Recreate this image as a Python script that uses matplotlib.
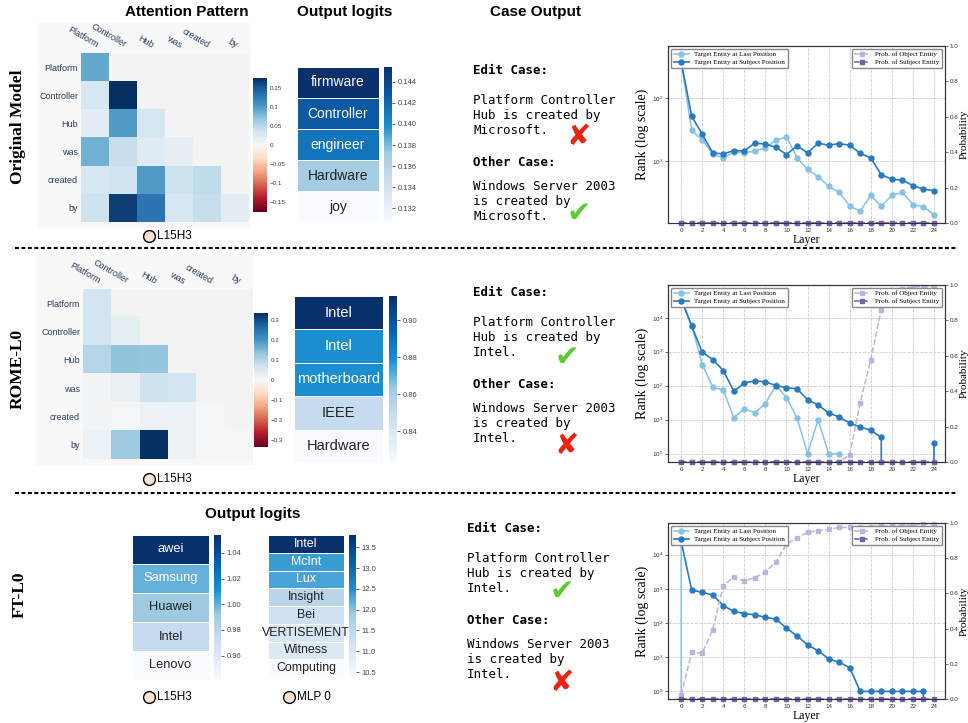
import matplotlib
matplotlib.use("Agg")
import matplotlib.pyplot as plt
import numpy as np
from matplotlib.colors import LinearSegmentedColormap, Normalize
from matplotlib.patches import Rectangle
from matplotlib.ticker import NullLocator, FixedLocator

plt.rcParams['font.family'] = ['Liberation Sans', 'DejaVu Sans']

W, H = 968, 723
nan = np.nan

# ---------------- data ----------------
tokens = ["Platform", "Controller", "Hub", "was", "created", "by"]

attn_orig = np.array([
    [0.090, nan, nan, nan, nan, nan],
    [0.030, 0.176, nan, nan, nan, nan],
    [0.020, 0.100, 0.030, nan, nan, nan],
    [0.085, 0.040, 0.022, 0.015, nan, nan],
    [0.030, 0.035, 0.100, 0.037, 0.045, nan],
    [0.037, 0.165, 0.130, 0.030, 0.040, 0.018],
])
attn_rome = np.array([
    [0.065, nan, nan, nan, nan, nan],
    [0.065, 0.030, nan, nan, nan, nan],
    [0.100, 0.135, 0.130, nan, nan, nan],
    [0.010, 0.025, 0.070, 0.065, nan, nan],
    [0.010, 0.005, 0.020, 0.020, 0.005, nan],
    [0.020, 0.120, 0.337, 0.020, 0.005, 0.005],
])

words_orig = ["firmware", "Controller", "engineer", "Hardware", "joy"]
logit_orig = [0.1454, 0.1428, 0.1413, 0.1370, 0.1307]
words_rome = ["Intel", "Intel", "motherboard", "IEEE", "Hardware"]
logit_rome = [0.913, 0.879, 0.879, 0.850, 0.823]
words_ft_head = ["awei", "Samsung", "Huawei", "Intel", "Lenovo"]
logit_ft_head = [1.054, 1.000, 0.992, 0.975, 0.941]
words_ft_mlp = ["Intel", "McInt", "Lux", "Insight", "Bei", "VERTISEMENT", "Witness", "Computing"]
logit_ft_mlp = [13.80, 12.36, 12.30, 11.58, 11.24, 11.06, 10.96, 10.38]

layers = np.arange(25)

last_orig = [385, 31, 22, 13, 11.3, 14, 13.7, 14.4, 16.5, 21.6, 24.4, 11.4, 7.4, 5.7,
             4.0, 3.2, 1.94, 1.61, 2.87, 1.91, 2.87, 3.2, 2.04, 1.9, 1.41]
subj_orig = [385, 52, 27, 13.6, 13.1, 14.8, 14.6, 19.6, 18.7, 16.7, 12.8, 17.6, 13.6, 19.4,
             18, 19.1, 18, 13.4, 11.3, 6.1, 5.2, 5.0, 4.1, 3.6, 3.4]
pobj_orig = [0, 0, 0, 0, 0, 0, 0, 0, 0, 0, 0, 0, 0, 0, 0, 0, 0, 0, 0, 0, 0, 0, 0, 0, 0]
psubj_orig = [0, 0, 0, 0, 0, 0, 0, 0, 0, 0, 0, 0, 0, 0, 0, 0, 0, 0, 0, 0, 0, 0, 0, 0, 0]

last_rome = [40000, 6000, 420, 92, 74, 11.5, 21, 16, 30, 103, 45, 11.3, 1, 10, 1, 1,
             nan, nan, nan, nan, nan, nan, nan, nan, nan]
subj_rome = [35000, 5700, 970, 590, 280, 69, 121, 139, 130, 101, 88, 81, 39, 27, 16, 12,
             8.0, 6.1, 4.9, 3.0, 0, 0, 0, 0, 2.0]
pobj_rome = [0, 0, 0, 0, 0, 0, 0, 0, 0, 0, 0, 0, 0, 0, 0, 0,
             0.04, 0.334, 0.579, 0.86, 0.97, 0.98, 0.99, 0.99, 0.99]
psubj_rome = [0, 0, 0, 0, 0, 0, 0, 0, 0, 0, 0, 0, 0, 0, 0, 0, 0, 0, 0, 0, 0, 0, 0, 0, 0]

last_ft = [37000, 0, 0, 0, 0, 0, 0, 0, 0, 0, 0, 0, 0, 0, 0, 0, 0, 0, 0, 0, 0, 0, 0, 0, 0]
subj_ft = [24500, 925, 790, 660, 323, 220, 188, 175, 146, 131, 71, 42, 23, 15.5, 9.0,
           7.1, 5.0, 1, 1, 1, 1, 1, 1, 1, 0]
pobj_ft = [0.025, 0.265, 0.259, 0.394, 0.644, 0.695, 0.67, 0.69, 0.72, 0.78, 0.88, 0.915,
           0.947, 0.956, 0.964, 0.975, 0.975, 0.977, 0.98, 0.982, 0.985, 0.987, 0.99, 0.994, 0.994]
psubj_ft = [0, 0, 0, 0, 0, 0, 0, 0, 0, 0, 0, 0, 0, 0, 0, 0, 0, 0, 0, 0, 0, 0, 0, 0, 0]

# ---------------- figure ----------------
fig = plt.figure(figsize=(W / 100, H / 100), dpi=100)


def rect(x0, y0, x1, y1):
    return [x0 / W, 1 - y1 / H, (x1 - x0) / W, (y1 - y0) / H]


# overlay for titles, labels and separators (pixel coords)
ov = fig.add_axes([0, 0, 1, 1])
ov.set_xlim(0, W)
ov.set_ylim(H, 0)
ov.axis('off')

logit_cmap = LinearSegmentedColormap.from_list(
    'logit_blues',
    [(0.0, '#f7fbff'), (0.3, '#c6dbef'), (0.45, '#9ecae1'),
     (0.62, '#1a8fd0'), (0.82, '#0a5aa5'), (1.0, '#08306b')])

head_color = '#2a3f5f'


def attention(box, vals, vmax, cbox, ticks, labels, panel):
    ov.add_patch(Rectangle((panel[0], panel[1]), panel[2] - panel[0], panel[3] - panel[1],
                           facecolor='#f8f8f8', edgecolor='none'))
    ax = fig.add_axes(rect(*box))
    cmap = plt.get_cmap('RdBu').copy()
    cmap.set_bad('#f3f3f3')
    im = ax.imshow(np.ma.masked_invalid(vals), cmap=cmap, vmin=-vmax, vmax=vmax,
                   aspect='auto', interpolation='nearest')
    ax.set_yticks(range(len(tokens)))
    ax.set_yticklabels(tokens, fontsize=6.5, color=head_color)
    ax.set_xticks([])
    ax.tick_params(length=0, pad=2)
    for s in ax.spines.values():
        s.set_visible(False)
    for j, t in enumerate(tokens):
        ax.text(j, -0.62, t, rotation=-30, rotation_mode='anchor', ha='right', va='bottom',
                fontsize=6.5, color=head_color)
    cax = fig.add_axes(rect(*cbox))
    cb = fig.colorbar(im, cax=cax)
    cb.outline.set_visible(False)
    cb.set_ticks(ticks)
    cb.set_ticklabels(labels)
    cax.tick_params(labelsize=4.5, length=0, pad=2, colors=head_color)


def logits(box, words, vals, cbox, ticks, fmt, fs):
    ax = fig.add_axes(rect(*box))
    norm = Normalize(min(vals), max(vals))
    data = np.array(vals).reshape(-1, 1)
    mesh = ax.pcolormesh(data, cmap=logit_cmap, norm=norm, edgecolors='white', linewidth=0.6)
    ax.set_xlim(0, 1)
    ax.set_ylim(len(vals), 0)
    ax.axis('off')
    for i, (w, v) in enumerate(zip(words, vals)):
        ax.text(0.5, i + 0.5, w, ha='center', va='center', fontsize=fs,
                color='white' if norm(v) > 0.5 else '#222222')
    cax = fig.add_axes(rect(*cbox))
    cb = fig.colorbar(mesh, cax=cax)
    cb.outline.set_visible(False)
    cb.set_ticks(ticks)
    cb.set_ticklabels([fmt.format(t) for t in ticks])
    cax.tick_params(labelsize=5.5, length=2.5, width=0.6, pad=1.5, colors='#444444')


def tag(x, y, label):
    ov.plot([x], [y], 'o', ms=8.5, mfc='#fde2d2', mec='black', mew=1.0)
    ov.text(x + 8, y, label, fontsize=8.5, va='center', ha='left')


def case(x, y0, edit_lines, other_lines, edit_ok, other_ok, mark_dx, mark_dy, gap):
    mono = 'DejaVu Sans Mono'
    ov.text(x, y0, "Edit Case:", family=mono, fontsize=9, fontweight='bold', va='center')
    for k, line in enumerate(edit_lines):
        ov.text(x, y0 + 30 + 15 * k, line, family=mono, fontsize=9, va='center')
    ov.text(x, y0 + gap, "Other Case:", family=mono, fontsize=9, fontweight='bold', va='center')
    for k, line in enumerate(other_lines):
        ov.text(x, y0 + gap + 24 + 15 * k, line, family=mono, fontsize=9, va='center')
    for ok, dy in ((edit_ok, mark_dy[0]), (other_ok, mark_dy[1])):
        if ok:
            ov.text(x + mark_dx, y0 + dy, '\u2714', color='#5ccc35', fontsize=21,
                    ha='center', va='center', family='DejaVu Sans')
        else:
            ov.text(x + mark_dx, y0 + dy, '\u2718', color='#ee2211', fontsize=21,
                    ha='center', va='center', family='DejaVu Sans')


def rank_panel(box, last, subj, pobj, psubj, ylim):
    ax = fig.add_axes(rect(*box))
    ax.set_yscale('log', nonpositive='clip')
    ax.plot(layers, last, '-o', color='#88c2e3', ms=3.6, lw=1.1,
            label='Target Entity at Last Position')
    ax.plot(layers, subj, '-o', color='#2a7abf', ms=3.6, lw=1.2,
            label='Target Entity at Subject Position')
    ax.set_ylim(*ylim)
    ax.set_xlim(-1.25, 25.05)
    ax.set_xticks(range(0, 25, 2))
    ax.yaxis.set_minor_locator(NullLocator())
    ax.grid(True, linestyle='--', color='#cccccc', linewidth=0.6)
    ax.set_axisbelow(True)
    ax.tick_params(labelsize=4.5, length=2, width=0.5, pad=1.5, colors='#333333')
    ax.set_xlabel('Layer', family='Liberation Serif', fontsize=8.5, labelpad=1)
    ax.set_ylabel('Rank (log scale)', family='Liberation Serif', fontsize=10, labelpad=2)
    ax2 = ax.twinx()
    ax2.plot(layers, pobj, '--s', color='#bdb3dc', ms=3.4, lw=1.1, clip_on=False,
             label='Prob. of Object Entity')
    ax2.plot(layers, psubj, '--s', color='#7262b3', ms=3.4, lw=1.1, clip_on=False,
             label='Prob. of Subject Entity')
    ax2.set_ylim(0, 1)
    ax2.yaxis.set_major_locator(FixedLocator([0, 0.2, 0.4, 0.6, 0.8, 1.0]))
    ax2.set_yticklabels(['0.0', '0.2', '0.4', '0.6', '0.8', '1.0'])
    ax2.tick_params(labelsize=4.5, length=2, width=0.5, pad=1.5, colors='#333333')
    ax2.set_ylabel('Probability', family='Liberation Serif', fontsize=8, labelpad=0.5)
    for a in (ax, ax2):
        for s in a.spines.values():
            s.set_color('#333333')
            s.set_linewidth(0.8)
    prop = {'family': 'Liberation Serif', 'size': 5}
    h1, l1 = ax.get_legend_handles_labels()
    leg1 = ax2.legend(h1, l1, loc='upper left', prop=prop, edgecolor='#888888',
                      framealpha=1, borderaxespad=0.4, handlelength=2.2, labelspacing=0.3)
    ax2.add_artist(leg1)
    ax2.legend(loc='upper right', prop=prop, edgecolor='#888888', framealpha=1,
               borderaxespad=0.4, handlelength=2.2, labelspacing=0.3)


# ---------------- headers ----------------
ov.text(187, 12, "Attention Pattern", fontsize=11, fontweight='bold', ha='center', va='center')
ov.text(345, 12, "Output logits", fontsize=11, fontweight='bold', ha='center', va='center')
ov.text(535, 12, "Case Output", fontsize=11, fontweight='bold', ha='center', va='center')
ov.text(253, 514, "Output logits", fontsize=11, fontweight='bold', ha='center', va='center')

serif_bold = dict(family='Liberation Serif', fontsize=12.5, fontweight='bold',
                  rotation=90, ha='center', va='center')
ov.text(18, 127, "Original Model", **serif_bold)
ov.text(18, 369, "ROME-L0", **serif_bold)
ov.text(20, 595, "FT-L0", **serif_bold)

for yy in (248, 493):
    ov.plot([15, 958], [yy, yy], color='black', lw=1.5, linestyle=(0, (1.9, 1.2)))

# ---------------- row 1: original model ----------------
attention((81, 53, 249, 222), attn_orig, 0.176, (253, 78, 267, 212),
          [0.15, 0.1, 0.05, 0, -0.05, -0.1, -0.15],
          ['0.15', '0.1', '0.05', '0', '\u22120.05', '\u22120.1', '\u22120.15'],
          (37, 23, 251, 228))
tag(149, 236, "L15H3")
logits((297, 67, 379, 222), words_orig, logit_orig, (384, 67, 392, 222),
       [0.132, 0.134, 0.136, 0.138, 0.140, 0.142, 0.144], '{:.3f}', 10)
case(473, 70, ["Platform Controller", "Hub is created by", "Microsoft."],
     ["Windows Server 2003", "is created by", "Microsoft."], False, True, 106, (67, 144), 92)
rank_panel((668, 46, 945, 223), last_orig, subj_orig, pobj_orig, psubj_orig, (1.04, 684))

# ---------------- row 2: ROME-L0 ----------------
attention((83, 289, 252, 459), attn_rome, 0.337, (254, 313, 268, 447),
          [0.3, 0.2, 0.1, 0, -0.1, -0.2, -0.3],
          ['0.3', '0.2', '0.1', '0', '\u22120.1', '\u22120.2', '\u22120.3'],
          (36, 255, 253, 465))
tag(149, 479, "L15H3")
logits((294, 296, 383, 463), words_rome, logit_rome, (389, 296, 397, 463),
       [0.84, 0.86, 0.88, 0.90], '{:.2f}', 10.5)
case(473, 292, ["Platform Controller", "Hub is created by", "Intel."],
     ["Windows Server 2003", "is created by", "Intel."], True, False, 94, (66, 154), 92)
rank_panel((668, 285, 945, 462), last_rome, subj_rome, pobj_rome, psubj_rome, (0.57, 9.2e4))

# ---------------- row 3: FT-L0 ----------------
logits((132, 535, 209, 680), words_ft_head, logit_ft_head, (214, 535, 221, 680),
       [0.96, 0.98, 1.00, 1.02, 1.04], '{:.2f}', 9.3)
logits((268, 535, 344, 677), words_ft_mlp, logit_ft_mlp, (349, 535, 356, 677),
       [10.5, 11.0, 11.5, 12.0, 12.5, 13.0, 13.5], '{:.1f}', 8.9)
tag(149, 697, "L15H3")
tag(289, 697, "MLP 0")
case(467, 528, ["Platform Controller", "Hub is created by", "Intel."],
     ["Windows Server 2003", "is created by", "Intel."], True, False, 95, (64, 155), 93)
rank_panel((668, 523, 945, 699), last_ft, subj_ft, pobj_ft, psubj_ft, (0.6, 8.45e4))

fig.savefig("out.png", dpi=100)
● ● ● ● ●
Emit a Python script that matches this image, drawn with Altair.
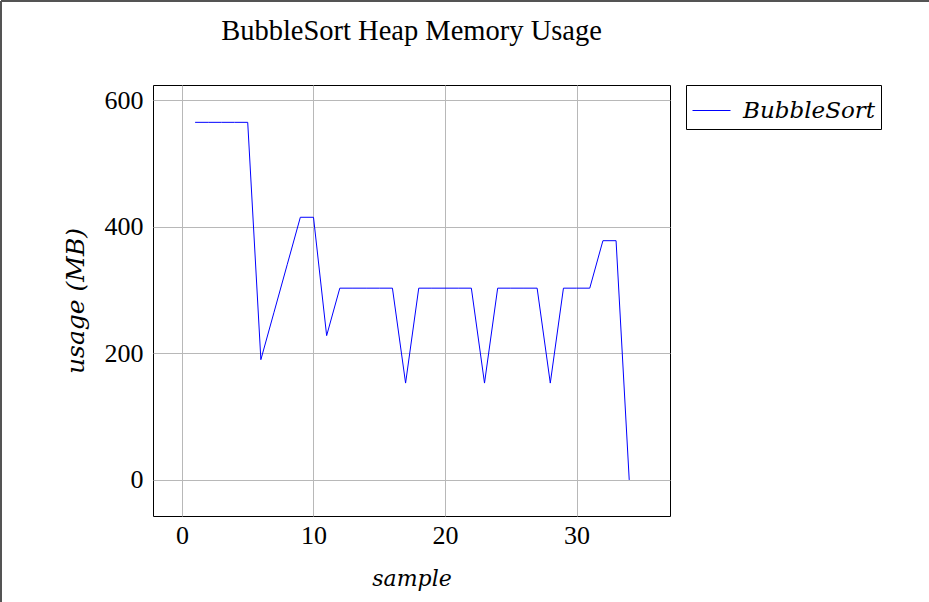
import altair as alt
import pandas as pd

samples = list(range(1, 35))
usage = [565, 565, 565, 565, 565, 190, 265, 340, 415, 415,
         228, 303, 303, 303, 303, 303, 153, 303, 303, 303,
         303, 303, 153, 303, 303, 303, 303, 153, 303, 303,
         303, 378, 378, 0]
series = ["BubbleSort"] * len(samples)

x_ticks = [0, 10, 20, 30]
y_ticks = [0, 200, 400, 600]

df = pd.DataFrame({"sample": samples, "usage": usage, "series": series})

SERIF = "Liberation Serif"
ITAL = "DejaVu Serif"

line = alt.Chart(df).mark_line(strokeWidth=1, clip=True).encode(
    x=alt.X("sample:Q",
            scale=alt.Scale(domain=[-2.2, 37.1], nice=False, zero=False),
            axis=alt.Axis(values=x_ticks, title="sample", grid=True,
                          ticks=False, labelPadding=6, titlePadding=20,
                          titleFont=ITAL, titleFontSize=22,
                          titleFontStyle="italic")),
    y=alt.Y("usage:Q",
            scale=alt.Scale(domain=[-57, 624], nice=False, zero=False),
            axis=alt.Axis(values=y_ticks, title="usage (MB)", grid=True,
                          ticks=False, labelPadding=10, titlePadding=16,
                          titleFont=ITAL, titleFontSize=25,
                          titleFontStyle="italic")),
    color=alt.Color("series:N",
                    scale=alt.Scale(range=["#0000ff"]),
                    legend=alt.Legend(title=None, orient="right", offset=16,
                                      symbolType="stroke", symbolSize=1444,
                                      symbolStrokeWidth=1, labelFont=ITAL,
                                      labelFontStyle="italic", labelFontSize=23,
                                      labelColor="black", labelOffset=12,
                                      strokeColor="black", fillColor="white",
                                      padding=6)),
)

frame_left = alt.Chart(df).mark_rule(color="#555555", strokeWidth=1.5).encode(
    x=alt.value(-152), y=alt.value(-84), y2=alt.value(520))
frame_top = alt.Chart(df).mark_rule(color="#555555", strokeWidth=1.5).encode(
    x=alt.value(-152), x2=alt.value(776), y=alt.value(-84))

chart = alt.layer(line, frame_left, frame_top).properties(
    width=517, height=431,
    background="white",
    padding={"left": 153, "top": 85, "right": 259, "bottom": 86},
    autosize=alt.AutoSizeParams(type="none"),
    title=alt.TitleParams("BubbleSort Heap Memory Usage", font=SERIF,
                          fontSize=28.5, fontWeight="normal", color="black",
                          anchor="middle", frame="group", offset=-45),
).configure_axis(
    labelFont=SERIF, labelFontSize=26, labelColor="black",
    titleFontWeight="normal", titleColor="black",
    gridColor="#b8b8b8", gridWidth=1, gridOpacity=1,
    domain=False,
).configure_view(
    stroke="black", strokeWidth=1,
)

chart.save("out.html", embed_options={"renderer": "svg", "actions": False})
● ● ● ● ●
:: Required work ::
Repeat exactly the part that opens with the line containing "Recreate this image" and closes with the line containing "layers = np.arange(25)". Include both end lines, and drop the pictures.

:: Final result ::
Recreate this image as a Python script that uses matplotlib.
import matplotlib
matplotlib.use("Agg")
import matplotlib.pyplot as plt
import numpy as np
from matplotlib.colors import LinearSegmentedColormap, Normalize
from matplotlib.patches import Rectangle
from matplotlib.ticker import NullLocator, FixedLocator

plt.rcParams['font.family'] = ['Liberation Sans', 'DejaVu Sans']

W, H = 968, 723
nan = np.nan

# ---------------- data ----------------
tokens = ["Platform", "Controller", "Hub", "was", "created", "by"]

attn_orig = np.array([
    [0.090, nan, nan, nan, nan, nan],
    [0.030, 0.176, nan, nan, nan, nan],
    [0.020, 0.100, 0.030, nan, nan, nan],
    [0.085, 0.040, 0.022, 0.015, nan, nan],
    [0.030, 0.035, 0.100, 0.037, 0.045, nan],
    [0.037, 0.165, 0.130, 0.030, 0.040, 0.018],
])
attn_rome = np.array([
    [0.065, nan, nan, nan, nan, nan],
    [0.065, 0.030, nan, nan, nan, nan],
    [0.100, 0.135, 0.130, nan, nan, nan],
    [0.010, 0.025, 0.070, 0.065, nan, nan],
    [0.010, 0.005, 0.020, 0.020, 0.005, nan],
    [0.020, 0.120, 0.337, 0.020, 0.005, 0.005],
])

words_orig = ["firmware", "Controller", "engineer", "Hardware", "joy"]
logit_orig = [0.1454, 0.1428, 0.1413, 0.1370, 0.1307]
words_rome = ["Intel", "Intel", "motherboard", "IEEE", "Hardware"]
logit_rome = [0.913, 0.879, 0.879, 0.850, 0.823]
words_ft_head = ["awei", "Samsung", "Huawei", "Intel", "Lenovo"]
logit_ft_head = [1.054, 1.000, 0.992, 0.975, 0.941]
words_ft_mlp = ["Intel", "McInt", "Lux", "Insight", "Bei", "VERTISEMENT", "Witness", "Computing"]
logit_ft_mlp = [13.80, 12.36, 12.30, 11.58, 11.24, 11.06, 10.96, 10.38]

layers = np.arange(25)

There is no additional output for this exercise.